◆ Stated exercise: For each line that holds "matplotlib", copy the line out.

◆ Dataset section:
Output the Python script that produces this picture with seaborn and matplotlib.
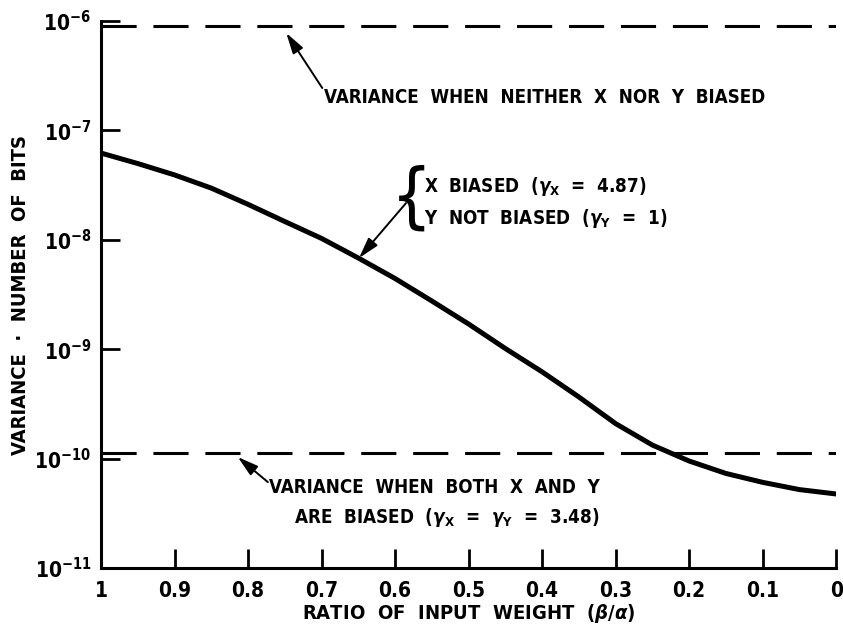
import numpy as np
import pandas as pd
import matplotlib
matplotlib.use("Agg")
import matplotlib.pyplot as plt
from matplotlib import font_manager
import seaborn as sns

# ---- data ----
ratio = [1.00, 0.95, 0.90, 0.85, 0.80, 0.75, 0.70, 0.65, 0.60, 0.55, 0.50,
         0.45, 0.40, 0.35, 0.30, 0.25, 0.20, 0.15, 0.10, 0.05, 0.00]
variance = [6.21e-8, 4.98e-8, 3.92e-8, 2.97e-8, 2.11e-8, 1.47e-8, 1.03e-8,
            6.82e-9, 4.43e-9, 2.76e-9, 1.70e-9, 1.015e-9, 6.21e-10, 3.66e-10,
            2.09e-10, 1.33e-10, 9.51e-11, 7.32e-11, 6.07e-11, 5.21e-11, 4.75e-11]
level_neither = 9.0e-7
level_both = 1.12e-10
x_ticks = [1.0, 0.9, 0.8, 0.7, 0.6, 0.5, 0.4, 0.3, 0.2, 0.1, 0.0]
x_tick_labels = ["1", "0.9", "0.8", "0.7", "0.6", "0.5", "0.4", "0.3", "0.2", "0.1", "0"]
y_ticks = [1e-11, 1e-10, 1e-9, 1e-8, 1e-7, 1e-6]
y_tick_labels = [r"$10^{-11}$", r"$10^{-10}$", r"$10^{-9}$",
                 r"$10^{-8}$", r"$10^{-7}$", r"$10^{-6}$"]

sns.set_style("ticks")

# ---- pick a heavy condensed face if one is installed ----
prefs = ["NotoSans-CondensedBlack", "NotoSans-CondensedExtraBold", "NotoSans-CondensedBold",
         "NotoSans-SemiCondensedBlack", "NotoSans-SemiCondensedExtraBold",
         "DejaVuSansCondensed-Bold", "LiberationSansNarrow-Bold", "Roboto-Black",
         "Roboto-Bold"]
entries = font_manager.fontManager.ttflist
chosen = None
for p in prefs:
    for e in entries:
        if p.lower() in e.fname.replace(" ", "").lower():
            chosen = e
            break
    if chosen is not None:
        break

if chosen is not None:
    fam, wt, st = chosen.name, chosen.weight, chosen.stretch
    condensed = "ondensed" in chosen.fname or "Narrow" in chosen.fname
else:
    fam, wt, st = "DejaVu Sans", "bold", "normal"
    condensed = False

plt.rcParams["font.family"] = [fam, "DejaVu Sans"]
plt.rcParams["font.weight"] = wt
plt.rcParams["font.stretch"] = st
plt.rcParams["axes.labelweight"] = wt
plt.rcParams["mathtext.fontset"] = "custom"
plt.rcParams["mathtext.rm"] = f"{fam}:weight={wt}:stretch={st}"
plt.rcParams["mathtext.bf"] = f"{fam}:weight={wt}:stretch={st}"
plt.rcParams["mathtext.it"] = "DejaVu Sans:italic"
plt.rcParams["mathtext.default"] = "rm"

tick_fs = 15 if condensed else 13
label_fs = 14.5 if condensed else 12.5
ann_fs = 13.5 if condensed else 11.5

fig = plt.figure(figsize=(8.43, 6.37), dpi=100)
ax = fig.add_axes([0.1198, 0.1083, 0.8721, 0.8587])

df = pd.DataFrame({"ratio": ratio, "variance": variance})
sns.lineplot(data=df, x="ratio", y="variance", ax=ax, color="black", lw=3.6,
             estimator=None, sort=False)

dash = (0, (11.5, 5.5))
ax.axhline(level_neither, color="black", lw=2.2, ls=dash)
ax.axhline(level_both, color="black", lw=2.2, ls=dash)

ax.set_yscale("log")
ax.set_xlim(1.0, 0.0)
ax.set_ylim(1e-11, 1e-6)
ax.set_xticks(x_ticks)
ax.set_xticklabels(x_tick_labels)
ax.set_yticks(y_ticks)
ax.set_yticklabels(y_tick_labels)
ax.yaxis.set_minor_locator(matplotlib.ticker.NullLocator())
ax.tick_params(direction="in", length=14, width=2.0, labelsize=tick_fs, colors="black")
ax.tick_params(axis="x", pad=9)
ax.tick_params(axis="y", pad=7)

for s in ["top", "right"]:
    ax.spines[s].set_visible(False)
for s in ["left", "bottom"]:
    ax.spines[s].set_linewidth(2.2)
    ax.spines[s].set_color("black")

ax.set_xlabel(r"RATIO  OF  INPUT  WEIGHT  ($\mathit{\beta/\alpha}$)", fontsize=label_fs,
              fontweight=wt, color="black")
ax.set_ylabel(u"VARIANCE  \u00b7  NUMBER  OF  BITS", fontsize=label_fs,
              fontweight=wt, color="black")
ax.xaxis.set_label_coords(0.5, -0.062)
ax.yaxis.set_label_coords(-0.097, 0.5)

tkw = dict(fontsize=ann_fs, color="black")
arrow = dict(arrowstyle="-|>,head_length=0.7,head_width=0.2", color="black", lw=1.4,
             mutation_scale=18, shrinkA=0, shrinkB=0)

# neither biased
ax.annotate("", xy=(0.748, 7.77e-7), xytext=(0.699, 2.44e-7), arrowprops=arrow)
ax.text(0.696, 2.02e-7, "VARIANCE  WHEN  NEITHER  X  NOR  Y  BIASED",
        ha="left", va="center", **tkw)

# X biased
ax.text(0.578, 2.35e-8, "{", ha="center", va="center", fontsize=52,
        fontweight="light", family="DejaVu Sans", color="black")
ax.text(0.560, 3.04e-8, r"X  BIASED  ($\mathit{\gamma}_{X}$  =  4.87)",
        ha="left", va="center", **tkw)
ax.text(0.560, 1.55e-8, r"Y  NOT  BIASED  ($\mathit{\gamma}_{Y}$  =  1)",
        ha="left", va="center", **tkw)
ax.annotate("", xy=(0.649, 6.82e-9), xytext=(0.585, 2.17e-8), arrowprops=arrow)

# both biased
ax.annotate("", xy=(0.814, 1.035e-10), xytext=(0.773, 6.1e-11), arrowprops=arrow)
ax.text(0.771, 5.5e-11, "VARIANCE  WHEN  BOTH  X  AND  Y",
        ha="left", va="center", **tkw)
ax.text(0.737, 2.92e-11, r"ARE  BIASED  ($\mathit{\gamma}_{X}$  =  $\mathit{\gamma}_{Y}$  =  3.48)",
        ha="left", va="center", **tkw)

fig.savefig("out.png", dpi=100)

◆ Solution below:
Output the Python script that produces this picture with seaborn and matplotlib.
import matplotlib
matplotlib.use("Agg")
import matplotlib.pyplot as plt
from matplotlib import font_manager
ax.yaxis.set_minor_locator(matplotlib.ticker.NullLocator())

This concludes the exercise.